The house, like the Museum of Modern Art Guide to Modern Architecture: Northeast States it was published in, are both dated 1940, which could explain why there was only a drawing, not a photograph, available.
And yet I can’t find any mention anywhere of the house or its client/owner, one “Miss ‘Bird’ Sunstein.” Normally, I’d say that’s a sure sign the house was never built, but the guidebook contains detailed directions for visiting it. It’s several miles outside Warrensburg, NY, in the direction of the southwestern shore of Friends Lake. [Though they’ve upgraded some of the Earth Art locations recently, the Google Maps around Warrensburg are still unhelpfully low-res.]
Speyer would have been around 27 years old when the house was built. There are records of his architecture practice from as early as 1946, but his archives make no mention of any pre-war activities. [Speyer taught for many years at IIT, the Illinois Institute of Technology that was Mies’s American base. But he is probably best remembered as the longtime modern and contemporary curator at the Art Institute of Chicago. He passed away in 1986.]

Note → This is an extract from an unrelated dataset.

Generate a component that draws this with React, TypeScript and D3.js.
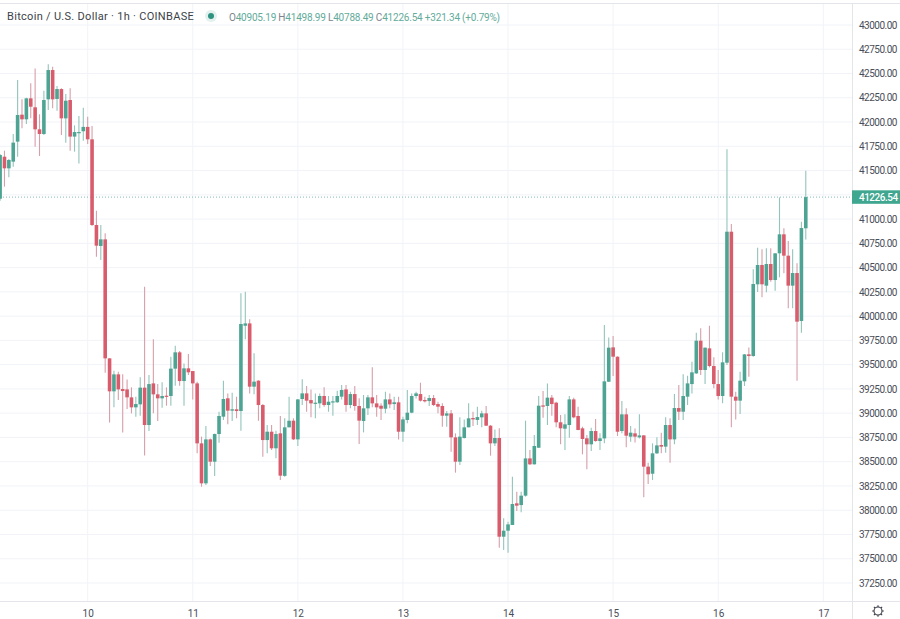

In the last few weeks, I’ve cold-called a few promising-sounding Sunsteins and Speyers, hoping they’re related–and waiting to finally be asked to share their childhood tales of summers at Aunt Bird’s rustic modernist masterpiece. But so far, none of it rings the slightest bell.
Next up: contact the archivists at the Art Institute to see if there’s anything that may have fallen through the digitized cracks. Also, post about it online and hope that “Bird” Sunstein’s relatives are Googling during the holidays.